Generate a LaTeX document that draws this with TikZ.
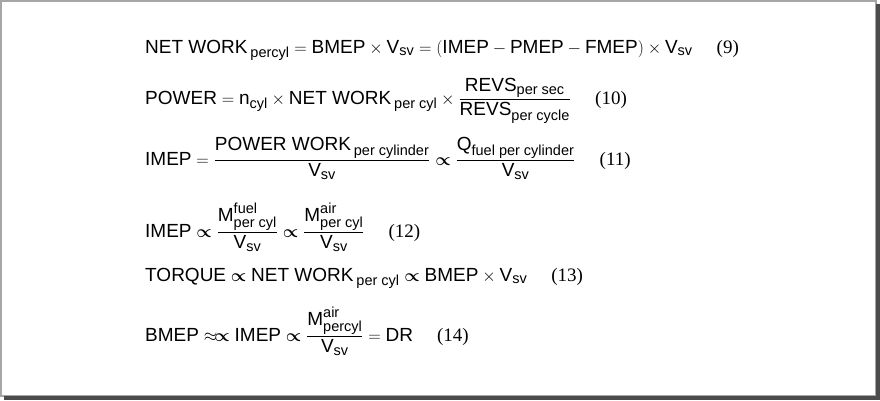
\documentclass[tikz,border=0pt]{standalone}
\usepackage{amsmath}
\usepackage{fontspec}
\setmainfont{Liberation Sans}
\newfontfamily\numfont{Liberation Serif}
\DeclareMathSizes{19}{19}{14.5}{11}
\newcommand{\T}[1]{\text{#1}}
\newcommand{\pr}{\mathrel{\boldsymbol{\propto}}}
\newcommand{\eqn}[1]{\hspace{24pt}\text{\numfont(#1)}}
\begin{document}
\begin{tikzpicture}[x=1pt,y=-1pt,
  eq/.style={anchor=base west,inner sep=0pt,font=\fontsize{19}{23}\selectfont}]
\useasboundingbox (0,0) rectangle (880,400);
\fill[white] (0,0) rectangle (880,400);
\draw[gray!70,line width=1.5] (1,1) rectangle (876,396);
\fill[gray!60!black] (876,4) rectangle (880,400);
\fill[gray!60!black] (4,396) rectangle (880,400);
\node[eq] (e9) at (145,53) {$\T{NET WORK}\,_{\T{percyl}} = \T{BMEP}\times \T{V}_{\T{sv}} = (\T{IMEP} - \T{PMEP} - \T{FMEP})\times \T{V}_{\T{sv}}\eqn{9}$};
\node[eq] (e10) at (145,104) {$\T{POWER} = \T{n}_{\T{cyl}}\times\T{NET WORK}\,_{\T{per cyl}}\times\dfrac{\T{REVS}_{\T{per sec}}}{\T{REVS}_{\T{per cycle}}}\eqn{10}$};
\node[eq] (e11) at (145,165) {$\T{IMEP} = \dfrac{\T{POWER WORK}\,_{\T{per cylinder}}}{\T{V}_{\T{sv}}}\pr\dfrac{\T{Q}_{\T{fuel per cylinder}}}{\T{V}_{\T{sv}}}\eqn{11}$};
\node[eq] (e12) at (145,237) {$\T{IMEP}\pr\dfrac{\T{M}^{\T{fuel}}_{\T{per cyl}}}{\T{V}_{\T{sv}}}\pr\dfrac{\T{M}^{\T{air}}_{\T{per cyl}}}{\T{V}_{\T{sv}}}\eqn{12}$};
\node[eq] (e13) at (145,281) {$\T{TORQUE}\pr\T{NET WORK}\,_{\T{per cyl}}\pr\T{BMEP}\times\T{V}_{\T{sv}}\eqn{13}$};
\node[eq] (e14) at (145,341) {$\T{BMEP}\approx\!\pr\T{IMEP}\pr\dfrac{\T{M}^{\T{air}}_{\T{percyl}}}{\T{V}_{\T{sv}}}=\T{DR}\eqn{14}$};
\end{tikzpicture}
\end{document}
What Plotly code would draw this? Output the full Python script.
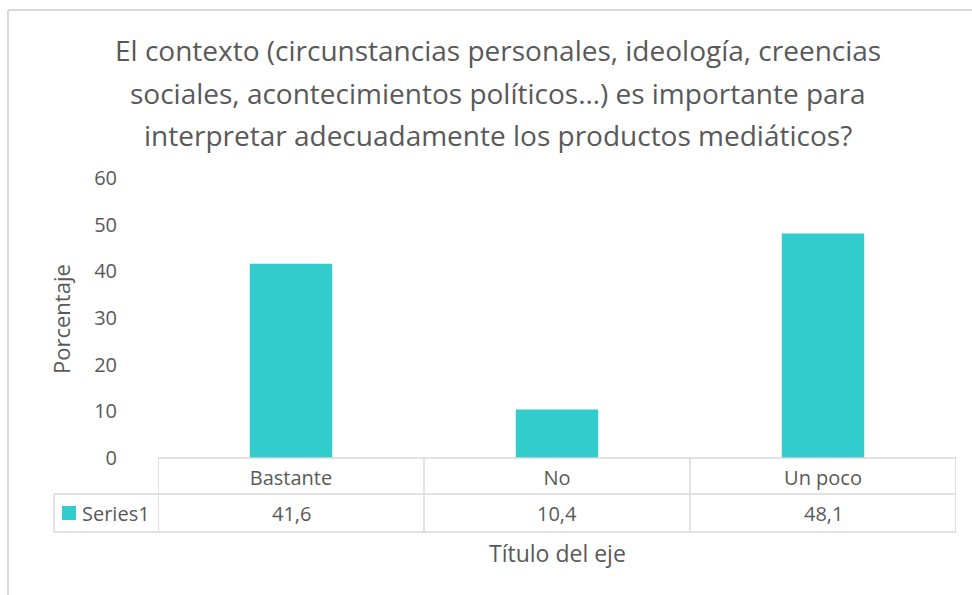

> **AIM OF THE TASK**:
Omit the pictures, then output the rest of the listing exactly.

> **TASK RESPONSE**:
Generate a LaTeX document that draws this with TikZ.
\documentclass[tikz,border=0pt]{standalone}
\usepackage{amsmath}
\usepackage{fontspec}
\setmainfont{Liberation Sans}
\newfontfamily\numfont{Liberation Serif}
\DeclareMathSizes{19}{19}{14.5}{11}
\newcommand{\T}[1]{\text{#1}}
\newcommand{\pr}{\mathrel{\boldsymbol{\propto}}}
\newcommand{\eqn}[1]{\hspace{24pt}\text{\numfont(#1)}}
\begin{document}
\begin{tikzpicture}[x=1pt,y=-1pt,
  eq/.style={anchor=base west,inner sep=0pt,font=\fontsize{19}{23}\selectfont}]
\useasboundingbox (0,0) rectangle (880,400);
\fill[white] (0,0) rectangle (880,400);
\draw[gray!70,line width=1.5] (1,1) rectangle (876,396);
\fill[gray!60!black] (876,4) rectangle (880,400);
\fill[gray!60!black] (4,396) rectangle (880,400);
\node[eq] (e9) at (145,53) {$\T{NET WORK}\,_{\T{percyl}} = \T{BMEP}\times \T{V}_{\T{sv}} = (\T{IMEP} - \T{PMEP} - \T{FMEP})\times \T{V}_{\T{sv}}\eqn{9}$};
\node[eq] (e10) at (145,104) {$\T{POWER} = \T{n}_{\T{cyl}}\times\T{NET WORK}\,_{\T{per cyl}}\times\dfrac{\T{REVS}_{\T{per sec}}}{\T{REVS}_{\T{per cycle}}}\eqn{10}$};
\node[eq] (e11) at (145,165) {$\T{IMEP} = \dfrac{\T{POWER WORK}\,_{\T{per cylinder}}}{\T{V}_{\T{sv}}}\pr\dfrac{\T{Q}_{\T{fuel per cylinder}}}{\T{V}_{\T{sv}}}\eqn{11}$};
\node[eq] (e12) at (145,237) {$\T{IMEP}\pr\dfrac{\T{M}^{\T{fuel}}_{\T{per cyl}}}{\T{V}_{\T{sv}}}\pr\dfrac{\T{M}^{\T{air}}_{\T{per cyl}}}{\T{V}_{\T{sv}}}\eqn{12}$};
\node[eq] (e13) at (145,281) {$\T{TORQUE}\pr\T{NET WORK}\,_{\T{per cyl}}\pr\T{BMEP}\times\T{V}_{\T{sv}}\eqn{13}$};
\node[eq] (e14) at (145,341) {$\T{BMEP}\approx\!\pr\T{IMEP}\pr\dfrac{\T{M}^{\T{air}}_{\T{percyl}}}{\T{V}_{\T{sv}}}=\T{DR}\eqn{14}$};
\end{tikzpicture}
\end{document}
What Plotly code would draw this? Output the full Python script.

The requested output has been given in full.